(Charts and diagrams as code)
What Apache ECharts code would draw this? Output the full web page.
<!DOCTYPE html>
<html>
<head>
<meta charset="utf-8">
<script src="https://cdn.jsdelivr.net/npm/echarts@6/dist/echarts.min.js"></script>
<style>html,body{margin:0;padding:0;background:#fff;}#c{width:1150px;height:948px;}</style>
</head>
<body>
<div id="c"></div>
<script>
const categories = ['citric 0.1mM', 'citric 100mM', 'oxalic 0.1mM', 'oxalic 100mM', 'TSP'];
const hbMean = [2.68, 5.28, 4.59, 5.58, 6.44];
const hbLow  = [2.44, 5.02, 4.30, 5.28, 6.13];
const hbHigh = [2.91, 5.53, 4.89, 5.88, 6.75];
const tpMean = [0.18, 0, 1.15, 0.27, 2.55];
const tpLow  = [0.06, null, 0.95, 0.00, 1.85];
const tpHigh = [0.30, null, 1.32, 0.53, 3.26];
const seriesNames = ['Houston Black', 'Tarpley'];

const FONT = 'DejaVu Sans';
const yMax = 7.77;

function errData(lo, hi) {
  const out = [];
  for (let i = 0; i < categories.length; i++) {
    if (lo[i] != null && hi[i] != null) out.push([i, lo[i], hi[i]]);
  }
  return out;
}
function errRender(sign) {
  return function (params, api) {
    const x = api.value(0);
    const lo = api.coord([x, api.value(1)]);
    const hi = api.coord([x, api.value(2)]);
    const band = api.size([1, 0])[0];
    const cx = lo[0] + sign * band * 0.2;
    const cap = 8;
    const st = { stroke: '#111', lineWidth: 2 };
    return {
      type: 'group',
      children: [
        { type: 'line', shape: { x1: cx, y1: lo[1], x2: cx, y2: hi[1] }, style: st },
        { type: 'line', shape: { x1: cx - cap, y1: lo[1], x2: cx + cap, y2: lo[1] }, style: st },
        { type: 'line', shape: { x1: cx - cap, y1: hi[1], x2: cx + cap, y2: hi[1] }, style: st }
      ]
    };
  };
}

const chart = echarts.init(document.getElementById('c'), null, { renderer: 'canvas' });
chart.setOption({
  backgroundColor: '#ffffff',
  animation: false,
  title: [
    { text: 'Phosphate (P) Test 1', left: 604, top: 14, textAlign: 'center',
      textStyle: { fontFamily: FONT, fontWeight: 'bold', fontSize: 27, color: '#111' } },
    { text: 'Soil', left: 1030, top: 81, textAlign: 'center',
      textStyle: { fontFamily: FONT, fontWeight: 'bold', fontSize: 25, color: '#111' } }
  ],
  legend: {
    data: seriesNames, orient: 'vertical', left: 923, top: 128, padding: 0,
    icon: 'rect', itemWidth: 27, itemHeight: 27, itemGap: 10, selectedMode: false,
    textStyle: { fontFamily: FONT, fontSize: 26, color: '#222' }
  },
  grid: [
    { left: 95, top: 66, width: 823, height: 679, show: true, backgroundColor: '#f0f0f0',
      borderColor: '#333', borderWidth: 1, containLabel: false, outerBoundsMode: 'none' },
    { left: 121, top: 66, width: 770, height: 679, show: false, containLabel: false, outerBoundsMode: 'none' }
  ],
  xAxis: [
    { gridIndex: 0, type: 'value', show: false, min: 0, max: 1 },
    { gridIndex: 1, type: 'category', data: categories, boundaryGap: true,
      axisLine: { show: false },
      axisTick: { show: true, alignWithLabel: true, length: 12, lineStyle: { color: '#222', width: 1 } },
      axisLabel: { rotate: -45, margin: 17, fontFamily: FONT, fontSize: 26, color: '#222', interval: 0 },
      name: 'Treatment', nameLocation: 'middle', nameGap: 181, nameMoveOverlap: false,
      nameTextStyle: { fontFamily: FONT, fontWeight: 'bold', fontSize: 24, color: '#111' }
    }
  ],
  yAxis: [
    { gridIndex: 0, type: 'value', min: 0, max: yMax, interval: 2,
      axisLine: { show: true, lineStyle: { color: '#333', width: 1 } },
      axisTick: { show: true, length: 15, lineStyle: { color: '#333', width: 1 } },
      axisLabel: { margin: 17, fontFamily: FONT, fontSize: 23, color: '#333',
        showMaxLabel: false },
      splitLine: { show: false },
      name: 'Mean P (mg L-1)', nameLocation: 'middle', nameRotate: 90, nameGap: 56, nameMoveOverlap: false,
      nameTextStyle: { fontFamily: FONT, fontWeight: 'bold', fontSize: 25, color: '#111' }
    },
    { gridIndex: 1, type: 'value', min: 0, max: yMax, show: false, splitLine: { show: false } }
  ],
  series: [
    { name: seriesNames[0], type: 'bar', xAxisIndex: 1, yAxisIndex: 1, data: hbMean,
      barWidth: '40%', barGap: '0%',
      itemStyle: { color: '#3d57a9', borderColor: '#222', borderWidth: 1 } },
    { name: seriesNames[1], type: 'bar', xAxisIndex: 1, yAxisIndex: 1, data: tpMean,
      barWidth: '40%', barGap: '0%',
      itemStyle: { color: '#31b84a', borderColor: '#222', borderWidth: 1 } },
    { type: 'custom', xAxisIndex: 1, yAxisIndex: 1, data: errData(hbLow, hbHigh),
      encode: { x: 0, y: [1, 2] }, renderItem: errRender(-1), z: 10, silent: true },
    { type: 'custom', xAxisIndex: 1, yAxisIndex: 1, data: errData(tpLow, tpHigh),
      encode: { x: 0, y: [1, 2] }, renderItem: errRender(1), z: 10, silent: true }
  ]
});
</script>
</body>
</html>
* * *
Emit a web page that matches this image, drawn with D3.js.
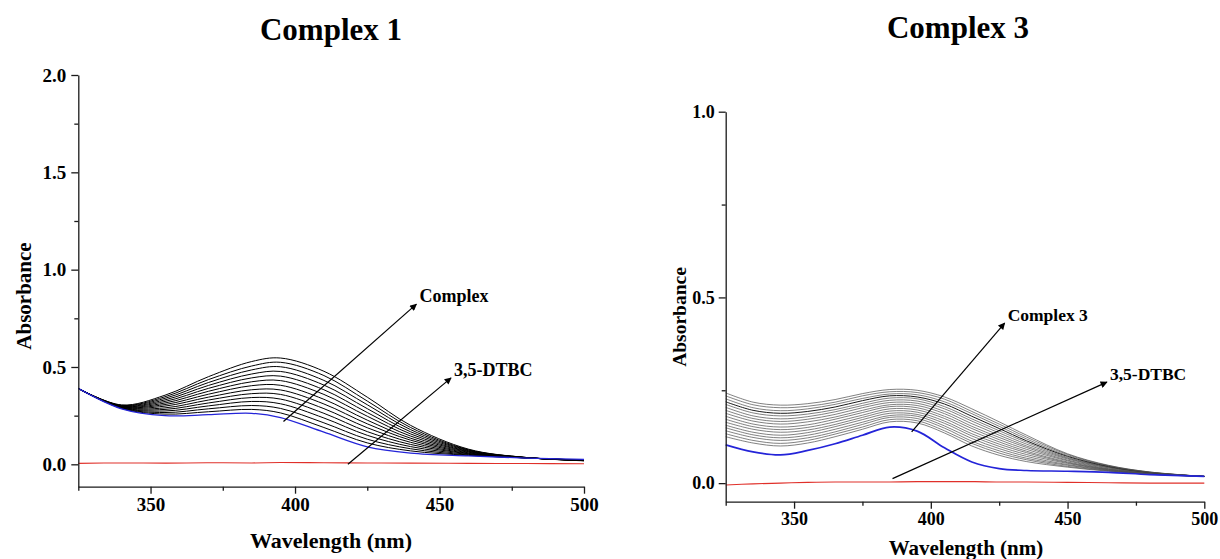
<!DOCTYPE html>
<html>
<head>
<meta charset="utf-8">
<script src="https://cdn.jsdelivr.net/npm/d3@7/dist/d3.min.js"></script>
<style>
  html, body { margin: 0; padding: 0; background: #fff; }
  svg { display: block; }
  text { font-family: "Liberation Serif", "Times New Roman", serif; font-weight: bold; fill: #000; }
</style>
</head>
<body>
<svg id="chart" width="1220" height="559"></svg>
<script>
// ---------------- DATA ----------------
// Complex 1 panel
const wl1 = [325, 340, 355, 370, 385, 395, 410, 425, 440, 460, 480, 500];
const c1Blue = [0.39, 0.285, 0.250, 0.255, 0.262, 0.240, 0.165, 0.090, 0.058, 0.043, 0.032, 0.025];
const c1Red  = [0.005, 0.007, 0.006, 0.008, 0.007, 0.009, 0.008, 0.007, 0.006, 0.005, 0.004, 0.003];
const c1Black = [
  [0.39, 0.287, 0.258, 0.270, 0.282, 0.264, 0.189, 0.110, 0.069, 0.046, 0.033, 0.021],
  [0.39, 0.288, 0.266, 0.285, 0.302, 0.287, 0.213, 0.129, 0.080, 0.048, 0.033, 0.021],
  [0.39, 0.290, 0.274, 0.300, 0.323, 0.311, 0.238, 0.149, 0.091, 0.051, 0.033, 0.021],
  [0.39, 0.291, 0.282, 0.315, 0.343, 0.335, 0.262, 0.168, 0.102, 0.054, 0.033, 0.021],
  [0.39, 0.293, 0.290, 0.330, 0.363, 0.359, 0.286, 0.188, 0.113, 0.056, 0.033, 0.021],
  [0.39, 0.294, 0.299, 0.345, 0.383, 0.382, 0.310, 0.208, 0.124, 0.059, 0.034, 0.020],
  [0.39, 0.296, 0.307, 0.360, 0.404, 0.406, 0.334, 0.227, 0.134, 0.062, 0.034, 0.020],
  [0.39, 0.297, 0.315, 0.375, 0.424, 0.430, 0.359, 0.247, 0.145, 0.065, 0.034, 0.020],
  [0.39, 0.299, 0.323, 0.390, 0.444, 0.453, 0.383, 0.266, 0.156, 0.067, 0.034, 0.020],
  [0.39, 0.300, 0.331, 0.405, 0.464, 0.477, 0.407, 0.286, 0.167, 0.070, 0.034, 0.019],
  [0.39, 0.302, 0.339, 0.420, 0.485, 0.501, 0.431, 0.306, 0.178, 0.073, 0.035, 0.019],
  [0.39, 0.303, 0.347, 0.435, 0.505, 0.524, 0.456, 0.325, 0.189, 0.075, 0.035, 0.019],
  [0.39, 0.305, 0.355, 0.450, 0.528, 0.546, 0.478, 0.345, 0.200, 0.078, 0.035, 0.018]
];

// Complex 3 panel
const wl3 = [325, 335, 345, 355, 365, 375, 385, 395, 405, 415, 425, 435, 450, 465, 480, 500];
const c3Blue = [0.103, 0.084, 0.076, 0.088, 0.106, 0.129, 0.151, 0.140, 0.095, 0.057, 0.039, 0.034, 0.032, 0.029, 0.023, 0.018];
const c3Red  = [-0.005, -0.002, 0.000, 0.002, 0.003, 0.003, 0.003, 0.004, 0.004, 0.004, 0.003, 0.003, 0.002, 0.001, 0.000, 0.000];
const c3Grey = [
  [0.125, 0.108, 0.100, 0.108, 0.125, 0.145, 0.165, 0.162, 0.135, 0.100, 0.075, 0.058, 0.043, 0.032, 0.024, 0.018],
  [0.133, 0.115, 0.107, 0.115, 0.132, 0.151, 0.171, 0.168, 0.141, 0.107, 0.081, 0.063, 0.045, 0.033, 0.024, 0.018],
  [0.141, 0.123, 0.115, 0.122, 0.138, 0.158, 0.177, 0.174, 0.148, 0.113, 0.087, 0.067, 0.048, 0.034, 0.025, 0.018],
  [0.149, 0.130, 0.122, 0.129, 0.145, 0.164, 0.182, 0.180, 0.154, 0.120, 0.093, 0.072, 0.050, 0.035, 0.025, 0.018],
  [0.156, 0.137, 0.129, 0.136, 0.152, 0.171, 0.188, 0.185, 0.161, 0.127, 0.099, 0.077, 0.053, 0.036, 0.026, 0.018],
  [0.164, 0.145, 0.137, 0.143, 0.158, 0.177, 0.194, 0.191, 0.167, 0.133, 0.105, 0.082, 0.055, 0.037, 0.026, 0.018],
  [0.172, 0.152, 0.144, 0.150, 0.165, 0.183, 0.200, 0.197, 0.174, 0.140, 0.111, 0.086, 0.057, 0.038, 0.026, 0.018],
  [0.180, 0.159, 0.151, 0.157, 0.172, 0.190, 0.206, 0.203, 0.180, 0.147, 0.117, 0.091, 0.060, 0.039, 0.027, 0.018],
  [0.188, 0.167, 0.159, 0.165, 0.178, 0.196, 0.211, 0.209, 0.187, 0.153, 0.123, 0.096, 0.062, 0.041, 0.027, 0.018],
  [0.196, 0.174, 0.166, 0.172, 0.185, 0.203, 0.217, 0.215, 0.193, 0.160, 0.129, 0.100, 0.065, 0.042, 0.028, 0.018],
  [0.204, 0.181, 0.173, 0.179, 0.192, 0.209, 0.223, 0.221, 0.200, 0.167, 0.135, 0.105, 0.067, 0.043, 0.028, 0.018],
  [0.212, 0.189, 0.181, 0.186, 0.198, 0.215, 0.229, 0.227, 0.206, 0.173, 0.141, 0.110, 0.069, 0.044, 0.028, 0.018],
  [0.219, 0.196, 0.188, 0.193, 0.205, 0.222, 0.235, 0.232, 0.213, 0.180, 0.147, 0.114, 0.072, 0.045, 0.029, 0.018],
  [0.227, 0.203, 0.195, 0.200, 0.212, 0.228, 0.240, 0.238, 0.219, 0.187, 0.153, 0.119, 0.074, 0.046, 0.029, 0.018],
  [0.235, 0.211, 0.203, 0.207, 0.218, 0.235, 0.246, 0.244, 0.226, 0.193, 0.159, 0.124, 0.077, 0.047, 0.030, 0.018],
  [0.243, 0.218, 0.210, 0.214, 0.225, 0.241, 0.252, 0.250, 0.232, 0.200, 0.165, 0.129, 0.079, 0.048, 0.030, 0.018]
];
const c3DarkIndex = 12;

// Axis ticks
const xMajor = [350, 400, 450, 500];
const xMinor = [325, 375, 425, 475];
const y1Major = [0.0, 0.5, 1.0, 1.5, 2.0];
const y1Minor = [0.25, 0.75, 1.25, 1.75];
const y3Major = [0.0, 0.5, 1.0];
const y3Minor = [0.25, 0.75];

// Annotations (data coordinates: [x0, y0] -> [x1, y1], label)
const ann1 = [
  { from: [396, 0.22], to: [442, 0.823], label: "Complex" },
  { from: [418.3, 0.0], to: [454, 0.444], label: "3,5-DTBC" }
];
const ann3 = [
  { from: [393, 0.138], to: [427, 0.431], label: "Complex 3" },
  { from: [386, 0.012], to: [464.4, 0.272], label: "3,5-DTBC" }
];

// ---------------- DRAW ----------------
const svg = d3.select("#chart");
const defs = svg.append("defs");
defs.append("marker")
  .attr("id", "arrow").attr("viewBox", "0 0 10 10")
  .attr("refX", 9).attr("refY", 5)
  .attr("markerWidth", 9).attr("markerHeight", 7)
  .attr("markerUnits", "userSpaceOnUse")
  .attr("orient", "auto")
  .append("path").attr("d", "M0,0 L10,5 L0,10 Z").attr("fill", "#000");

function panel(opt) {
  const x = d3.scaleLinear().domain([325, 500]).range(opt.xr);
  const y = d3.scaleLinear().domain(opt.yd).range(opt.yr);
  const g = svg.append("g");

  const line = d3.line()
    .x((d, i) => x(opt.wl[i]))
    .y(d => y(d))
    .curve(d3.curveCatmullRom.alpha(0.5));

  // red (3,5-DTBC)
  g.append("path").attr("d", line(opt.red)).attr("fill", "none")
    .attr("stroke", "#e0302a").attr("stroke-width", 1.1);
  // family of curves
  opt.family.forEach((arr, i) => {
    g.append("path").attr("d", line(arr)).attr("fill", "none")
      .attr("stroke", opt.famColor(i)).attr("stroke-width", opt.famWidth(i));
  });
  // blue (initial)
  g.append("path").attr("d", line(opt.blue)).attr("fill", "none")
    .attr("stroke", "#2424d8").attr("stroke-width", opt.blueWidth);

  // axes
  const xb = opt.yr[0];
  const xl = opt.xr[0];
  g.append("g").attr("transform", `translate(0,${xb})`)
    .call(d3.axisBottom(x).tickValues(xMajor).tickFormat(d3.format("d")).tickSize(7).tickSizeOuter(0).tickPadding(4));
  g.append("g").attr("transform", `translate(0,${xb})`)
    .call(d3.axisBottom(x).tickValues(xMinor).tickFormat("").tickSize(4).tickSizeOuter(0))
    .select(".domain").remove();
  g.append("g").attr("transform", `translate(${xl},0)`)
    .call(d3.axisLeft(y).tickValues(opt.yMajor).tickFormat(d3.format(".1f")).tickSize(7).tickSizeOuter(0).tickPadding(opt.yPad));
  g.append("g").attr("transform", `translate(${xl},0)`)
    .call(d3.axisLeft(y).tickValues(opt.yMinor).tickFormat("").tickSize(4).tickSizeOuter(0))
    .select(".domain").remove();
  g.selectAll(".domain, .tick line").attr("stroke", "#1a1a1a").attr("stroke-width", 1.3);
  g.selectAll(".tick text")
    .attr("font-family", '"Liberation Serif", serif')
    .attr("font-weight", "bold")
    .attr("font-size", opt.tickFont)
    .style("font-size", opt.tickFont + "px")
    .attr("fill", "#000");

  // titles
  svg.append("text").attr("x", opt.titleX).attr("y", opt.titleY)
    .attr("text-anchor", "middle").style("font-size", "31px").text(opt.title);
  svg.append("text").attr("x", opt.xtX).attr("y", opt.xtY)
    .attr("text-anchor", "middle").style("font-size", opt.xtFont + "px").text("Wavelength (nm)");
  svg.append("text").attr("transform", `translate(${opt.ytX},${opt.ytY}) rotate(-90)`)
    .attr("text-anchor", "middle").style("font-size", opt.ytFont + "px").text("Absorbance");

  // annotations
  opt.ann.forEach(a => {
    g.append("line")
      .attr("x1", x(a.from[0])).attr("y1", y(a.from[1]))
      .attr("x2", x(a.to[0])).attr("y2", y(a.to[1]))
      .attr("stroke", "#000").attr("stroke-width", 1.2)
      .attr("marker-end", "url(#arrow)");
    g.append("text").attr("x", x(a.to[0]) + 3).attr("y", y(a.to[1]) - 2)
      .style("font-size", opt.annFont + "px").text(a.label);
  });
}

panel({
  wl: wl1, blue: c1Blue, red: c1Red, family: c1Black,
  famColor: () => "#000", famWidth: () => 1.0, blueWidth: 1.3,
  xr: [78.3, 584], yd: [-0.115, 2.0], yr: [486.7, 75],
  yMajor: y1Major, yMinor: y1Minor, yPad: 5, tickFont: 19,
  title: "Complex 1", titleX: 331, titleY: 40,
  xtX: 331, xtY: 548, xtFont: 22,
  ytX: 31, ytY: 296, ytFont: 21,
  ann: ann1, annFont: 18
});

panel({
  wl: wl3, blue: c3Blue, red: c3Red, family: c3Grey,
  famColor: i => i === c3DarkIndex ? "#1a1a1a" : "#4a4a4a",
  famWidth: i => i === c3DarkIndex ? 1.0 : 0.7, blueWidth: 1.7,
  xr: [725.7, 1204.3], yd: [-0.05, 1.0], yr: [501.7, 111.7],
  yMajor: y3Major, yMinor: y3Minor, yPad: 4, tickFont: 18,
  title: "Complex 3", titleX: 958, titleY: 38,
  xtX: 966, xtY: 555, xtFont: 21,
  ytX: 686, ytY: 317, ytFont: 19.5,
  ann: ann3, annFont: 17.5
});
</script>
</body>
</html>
...
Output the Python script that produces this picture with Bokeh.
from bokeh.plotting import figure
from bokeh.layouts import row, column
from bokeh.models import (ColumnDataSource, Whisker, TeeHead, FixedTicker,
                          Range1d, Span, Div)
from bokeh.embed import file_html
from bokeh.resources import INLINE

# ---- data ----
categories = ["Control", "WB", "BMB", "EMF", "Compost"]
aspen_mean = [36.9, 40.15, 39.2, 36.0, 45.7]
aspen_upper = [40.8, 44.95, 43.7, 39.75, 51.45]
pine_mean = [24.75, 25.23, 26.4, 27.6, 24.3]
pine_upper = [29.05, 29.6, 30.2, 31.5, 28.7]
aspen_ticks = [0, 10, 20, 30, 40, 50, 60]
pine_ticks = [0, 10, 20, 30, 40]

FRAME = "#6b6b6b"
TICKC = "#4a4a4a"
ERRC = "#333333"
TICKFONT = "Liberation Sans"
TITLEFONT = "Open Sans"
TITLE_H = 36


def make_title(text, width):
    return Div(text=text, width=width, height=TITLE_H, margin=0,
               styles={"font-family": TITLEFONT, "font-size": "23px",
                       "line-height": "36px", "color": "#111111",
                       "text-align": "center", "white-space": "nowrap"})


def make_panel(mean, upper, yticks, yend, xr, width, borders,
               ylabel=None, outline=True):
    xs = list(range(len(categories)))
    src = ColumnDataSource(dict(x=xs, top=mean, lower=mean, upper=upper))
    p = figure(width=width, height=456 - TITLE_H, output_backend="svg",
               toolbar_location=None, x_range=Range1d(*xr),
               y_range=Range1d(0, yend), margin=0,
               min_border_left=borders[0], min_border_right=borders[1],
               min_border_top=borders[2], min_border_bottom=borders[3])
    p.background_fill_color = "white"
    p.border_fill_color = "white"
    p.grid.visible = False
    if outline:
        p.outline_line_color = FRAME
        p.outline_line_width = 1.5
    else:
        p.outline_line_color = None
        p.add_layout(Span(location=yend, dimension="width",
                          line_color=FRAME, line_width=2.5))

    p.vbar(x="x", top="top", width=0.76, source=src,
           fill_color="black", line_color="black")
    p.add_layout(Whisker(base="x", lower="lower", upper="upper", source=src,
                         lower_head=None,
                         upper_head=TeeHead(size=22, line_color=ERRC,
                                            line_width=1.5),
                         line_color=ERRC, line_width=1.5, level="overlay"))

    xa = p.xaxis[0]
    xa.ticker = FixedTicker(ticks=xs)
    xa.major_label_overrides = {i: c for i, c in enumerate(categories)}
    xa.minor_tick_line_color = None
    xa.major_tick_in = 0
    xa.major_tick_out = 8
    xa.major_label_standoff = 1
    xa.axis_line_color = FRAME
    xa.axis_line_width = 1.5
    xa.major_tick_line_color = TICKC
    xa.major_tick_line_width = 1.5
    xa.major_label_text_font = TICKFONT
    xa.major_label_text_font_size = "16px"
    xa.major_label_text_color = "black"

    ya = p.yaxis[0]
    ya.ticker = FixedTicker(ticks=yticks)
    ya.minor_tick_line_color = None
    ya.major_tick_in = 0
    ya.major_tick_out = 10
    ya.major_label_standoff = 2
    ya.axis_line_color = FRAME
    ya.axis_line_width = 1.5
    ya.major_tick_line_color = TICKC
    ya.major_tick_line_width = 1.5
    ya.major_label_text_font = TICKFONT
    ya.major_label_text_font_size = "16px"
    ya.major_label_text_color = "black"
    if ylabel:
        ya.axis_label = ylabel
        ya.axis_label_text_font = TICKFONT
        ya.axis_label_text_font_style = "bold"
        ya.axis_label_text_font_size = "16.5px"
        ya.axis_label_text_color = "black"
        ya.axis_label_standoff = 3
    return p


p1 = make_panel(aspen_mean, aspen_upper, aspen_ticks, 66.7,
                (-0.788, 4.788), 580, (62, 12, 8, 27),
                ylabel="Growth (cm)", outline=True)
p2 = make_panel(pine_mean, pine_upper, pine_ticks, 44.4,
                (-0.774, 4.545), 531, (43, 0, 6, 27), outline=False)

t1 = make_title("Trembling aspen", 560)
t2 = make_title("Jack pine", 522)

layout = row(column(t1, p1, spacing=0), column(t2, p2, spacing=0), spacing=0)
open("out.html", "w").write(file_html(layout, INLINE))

**What is required:** Only lines with the word "that" should be collected from the material.

**The result:**
Emit a web page that matches this image, drawn with D3.js.
Output the Python script that produces this picture with Bokeh.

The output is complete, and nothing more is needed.